Written instruction: Starting at the first line of the data, please print exactly those lines through the one that holds "from matplotlib.ticker import", omitting every picture.
------------------------------
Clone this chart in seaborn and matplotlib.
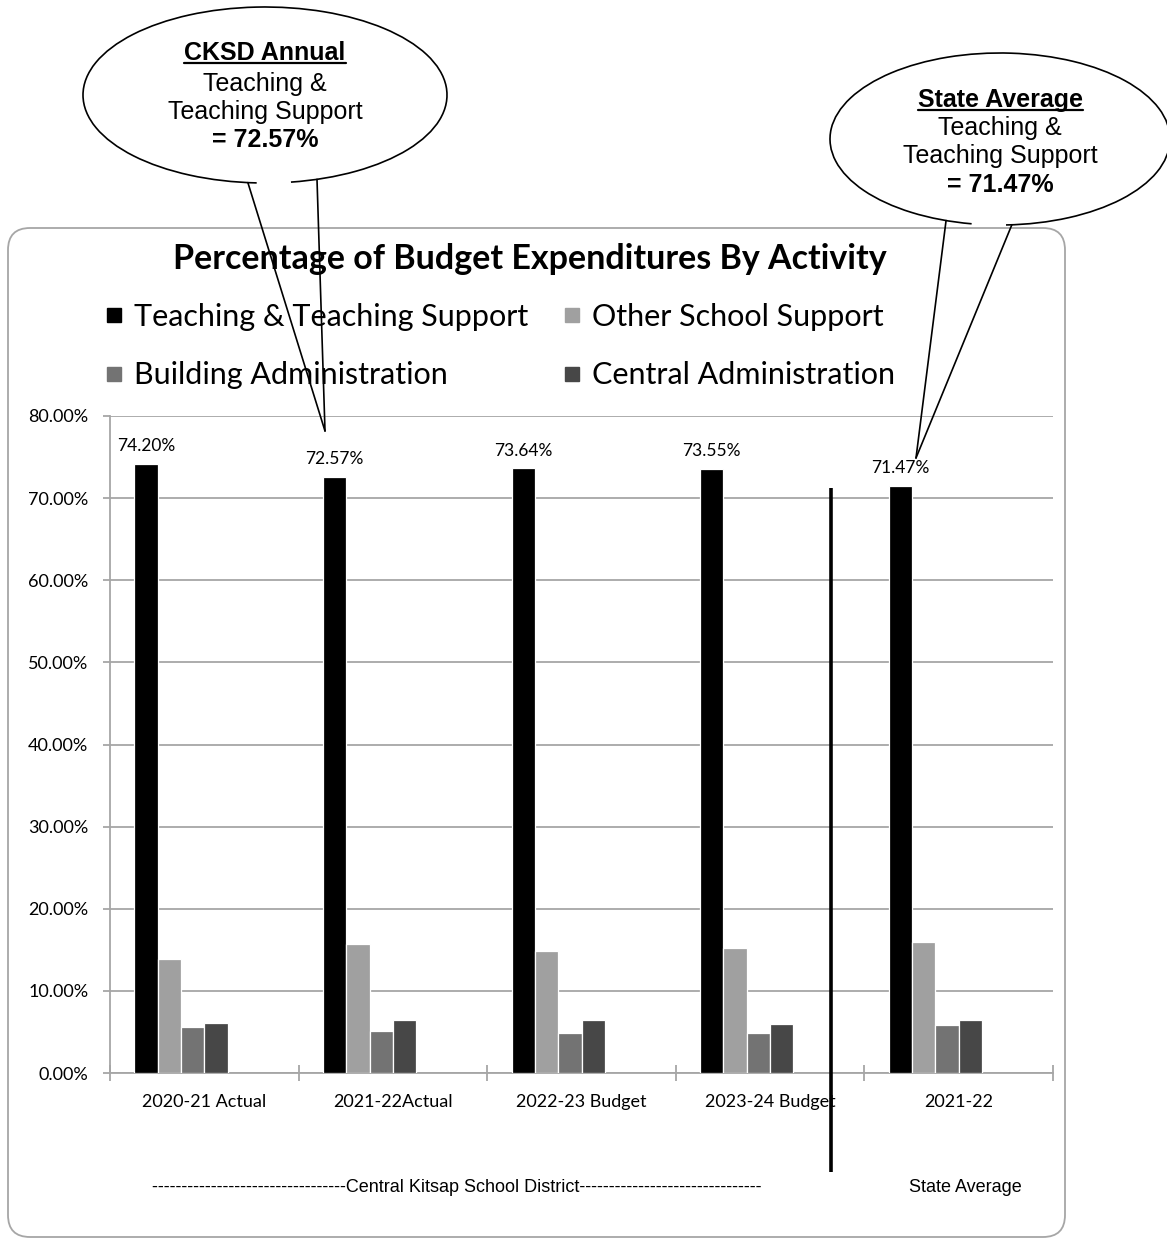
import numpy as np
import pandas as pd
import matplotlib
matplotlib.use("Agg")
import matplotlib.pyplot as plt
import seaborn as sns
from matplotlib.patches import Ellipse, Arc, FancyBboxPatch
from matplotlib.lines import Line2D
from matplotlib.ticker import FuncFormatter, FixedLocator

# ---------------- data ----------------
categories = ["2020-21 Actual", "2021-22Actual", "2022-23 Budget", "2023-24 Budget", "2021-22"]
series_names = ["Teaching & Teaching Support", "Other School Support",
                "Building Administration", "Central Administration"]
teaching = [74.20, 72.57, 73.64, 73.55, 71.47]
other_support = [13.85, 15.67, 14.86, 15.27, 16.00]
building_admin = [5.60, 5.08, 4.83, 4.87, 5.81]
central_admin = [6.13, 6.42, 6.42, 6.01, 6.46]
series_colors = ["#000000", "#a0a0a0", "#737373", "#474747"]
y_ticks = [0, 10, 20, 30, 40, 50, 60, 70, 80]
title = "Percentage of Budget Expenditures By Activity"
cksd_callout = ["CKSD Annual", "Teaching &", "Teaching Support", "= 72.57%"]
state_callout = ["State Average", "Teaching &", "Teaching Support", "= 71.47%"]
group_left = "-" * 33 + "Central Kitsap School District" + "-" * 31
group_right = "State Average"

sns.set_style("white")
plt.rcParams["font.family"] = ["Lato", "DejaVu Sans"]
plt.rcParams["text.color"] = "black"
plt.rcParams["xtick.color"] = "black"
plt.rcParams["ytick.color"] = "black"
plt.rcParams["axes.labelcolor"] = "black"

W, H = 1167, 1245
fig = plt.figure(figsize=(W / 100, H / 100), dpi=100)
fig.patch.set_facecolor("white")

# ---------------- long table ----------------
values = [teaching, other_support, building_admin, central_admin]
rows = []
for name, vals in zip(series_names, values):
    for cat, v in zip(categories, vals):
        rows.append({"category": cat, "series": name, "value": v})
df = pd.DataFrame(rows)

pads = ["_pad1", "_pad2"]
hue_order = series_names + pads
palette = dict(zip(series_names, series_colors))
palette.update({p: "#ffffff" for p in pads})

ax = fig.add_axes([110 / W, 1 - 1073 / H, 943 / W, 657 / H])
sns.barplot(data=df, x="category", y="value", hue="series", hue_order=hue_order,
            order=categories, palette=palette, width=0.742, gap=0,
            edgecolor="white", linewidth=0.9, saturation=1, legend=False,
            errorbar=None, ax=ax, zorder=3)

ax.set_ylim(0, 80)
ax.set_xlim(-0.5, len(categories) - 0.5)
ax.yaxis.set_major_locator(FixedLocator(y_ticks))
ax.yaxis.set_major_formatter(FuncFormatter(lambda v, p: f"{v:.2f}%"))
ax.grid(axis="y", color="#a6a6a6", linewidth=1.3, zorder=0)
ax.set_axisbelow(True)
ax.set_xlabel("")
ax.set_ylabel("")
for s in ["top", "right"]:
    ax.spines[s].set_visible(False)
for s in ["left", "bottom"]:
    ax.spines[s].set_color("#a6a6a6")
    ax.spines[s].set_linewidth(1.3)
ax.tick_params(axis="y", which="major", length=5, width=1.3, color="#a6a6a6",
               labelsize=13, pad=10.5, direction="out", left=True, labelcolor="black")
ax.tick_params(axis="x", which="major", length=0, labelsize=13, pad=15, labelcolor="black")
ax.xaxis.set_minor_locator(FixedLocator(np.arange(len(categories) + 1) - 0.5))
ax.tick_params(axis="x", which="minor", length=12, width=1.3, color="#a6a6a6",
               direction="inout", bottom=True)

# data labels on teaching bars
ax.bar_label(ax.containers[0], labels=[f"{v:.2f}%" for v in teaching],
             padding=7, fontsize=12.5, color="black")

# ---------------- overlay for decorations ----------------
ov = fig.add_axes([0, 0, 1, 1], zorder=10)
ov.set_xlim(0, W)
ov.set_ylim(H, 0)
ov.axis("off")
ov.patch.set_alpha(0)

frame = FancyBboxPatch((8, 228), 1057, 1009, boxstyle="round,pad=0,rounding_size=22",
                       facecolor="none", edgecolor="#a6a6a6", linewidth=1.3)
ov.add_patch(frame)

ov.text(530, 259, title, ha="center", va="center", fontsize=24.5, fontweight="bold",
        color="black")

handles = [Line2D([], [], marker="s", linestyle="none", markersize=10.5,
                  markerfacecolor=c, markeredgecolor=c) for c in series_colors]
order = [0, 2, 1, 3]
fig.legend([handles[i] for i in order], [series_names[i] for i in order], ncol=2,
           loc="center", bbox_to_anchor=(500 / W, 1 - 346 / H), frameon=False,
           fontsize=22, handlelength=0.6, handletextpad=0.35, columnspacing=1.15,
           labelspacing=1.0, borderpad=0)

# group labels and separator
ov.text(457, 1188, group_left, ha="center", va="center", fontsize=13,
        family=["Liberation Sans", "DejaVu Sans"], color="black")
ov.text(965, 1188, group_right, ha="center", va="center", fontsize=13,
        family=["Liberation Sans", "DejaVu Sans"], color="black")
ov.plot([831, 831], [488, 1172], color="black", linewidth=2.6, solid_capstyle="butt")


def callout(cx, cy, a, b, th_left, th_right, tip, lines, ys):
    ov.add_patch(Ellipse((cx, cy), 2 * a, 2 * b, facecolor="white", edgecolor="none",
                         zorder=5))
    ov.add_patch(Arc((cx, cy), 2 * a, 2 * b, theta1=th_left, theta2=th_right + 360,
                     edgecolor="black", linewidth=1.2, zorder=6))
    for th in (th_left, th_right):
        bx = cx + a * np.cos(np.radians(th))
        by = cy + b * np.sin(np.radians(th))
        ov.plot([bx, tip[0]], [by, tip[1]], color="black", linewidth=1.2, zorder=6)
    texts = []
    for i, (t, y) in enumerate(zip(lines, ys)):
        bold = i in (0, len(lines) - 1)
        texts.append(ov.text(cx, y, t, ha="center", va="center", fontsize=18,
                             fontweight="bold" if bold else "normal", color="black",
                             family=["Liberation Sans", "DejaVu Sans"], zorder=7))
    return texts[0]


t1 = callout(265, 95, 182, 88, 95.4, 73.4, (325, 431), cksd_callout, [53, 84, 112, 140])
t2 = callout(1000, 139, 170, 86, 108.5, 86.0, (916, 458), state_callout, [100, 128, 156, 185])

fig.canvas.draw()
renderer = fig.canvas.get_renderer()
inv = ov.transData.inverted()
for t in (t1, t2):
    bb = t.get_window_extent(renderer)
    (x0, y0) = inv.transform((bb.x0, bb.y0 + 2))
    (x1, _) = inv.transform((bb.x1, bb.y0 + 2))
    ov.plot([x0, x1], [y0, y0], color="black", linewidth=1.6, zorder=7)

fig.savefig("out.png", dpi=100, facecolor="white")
------------------------------
Final answer:
Clone this chart in seaborn and matplotlib.
import numpy as np
import pandas as pd
import matplotlib
matplotlib.use("Agg")
import matplotlib.pyplot as plt
import seaborn as sns
from matplotlib.patches import Ellipse, Arc, FancyBboxPatch
from matplotlib.lines import Line2D
from matplotlib.ticker import FuncFormatter, FixedLocator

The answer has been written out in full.